Supplied data:
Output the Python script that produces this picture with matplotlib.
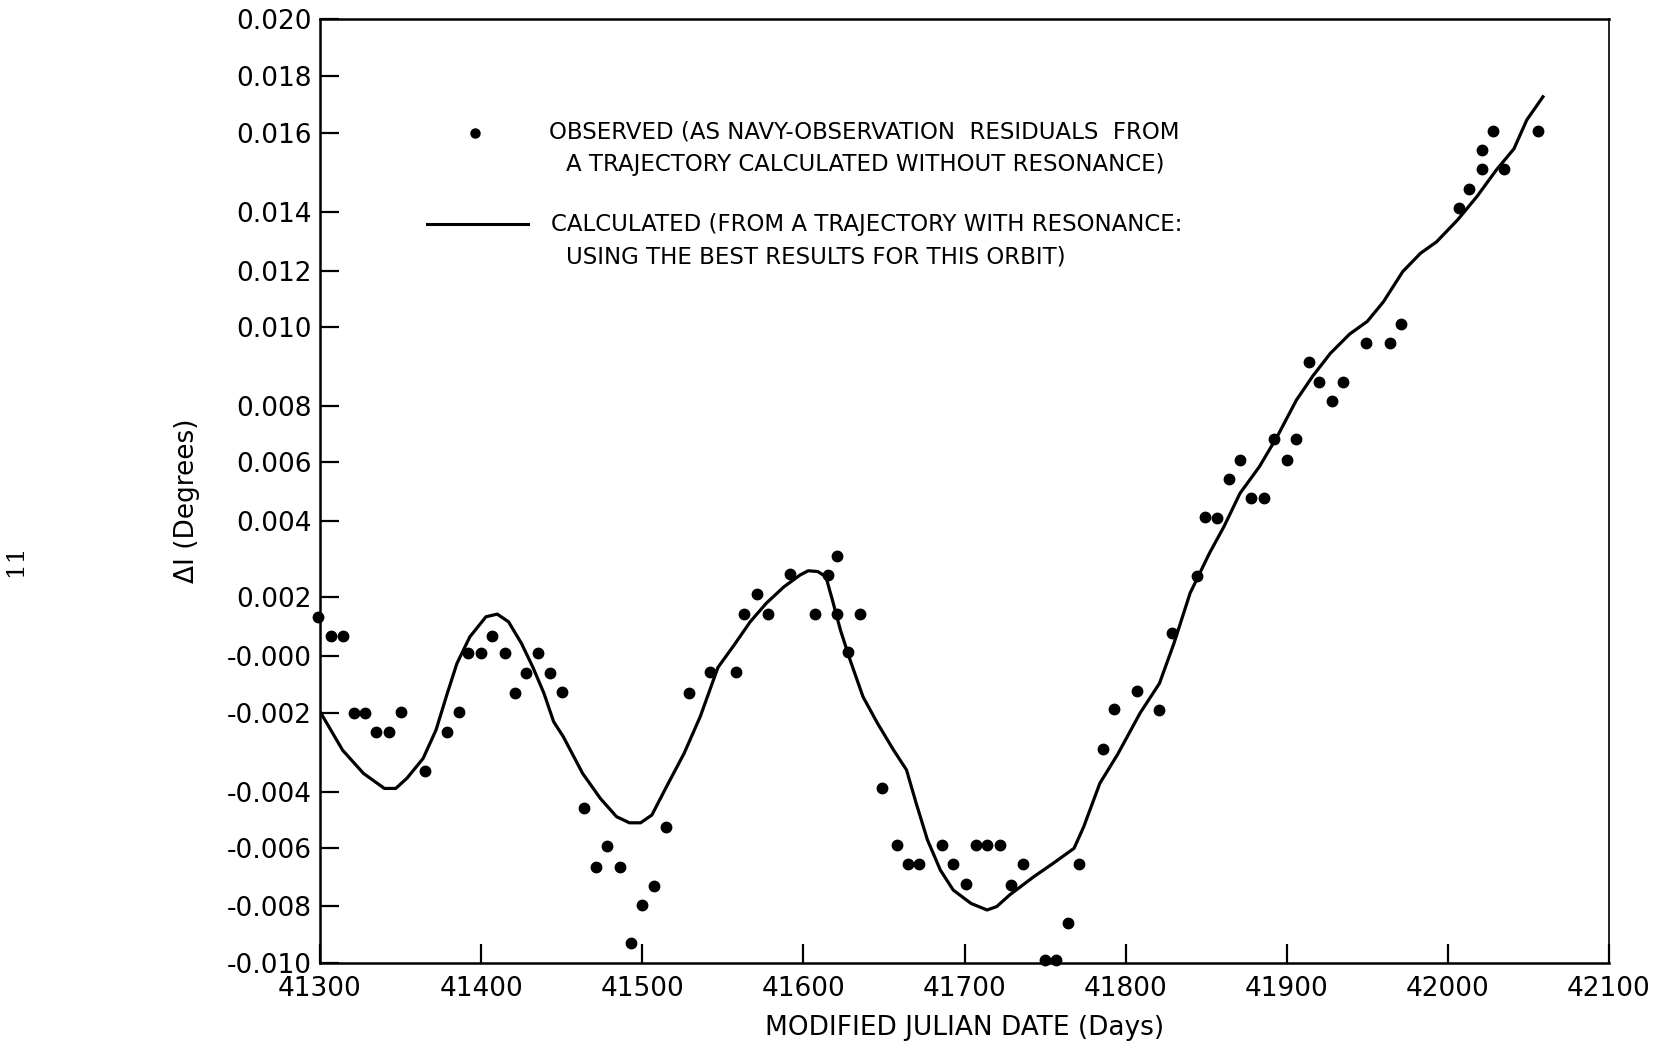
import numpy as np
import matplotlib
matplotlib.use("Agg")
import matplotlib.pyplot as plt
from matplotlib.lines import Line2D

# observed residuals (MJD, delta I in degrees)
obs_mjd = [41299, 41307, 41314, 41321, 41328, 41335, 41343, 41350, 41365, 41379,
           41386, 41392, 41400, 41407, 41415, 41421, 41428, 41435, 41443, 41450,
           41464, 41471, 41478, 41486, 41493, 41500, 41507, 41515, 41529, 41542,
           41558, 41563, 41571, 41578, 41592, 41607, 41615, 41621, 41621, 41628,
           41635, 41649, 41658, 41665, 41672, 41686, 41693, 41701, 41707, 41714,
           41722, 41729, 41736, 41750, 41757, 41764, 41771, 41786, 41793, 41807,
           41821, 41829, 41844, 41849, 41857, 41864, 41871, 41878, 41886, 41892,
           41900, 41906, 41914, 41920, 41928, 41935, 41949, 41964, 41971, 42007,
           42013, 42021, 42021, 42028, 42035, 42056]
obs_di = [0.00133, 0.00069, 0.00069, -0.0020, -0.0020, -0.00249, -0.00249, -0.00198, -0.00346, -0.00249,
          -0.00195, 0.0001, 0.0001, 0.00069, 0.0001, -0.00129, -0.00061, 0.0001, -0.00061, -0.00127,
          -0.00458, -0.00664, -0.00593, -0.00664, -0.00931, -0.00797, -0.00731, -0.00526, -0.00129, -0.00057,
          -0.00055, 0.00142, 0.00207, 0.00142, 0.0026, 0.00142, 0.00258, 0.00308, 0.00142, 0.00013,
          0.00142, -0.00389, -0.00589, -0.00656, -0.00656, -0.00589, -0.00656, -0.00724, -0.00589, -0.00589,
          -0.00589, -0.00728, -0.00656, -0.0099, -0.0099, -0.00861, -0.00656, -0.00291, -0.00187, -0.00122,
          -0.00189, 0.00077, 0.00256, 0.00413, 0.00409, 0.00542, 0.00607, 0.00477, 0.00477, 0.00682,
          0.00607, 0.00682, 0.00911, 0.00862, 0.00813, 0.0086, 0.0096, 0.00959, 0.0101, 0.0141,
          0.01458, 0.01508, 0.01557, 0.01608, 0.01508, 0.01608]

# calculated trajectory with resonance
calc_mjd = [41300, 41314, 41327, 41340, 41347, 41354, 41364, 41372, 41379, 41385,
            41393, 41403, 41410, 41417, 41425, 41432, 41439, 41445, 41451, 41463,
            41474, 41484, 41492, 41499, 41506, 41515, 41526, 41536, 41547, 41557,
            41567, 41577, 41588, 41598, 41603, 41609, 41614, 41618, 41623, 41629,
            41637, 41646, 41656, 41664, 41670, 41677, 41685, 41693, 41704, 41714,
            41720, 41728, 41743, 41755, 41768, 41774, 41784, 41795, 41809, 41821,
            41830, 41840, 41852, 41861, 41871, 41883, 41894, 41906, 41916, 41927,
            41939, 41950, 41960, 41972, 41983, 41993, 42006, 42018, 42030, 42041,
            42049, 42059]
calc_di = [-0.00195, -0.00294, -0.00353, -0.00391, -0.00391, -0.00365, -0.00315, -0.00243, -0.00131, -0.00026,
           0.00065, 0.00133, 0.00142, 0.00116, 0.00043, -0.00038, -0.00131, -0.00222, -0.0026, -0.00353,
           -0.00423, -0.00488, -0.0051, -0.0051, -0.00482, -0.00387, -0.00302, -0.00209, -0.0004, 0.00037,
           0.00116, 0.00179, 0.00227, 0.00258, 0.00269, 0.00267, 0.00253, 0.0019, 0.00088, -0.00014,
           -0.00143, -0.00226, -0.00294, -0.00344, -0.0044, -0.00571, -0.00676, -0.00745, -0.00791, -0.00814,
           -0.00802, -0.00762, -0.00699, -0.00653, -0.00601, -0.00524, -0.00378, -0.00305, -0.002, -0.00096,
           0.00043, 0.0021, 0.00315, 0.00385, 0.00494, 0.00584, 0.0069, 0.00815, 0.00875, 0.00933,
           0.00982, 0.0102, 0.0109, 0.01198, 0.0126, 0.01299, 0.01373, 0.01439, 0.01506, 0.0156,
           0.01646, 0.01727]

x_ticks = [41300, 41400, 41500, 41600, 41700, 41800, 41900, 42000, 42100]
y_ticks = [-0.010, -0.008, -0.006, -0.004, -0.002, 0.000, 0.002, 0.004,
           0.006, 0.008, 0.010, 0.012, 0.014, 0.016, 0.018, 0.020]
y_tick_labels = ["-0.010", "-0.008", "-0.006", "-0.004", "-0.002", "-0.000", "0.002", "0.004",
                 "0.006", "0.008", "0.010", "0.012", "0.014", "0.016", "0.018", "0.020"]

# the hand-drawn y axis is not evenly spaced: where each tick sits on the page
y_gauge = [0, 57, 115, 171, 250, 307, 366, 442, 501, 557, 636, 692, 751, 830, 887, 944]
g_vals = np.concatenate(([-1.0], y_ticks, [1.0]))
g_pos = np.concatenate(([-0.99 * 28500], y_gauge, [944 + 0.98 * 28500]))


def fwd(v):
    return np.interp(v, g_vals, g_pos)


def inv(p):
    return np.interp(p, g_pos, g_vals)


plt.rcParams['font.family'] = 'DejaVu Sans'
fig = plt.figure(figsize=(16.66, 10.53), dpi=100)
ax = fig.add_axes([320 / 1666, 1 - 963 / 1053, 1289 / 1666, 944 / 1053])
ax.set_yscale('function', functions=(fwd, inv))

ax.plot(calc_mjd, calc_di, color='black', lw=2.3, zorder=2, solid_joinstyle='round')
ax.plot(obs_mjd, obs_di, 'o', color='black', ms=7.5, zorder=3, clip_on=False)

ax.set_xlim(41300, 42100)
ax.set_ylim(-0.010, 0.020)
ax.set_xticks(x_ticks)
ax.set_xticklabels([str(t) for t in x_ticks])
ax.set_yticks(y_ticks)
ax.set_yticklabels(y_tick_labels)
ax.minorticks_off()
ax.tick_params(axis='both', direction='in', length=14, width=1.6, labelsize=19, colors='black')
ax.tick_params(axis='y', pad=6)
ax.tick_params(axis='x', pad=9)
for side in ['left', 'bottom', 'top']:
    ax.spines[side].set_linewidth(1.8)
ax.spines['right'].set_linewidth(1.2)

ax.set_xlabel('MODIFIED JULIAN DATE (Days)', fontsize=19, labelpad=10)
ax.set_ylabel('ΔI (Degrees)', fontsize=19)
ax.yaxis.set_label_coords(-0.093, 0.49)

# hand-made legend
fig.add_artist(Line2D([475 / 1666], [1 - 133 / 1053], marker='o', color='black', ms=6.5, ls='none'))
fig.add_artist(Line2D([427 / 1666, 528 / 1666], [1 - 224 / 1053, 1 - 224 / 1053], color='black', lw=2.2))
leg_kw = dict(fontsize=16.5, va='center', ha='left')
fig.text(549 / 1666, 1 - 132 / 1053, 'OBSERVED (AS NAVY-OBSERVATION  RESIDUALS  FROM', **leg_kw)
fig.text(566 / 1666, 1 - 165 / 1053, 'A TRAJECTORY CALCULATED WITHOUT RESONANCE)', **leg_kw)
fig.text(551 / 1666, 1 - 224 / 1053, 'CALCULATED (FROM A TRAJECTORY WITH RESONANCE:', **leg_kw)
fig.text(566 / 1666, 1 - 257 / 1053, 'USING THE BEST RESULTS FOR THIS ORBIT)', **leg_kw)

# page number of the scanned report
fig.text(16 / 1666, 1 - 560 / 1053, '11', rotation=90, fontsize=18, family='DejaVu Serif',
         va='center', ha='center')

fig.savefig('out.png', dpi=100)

Given task: Exactly as written, please give again the lines from the beginning of the listing through the line containing "from matplotlib.lines import Line2D", inclusive, without any pictures.

The solution:
Output the Python script that produces this picture with matplotlib.
import numpy as np
import matplotlib
matplotlib.use("Agg")
import matplotlib.pyplot as plt
from matplotlib.lines import Line2D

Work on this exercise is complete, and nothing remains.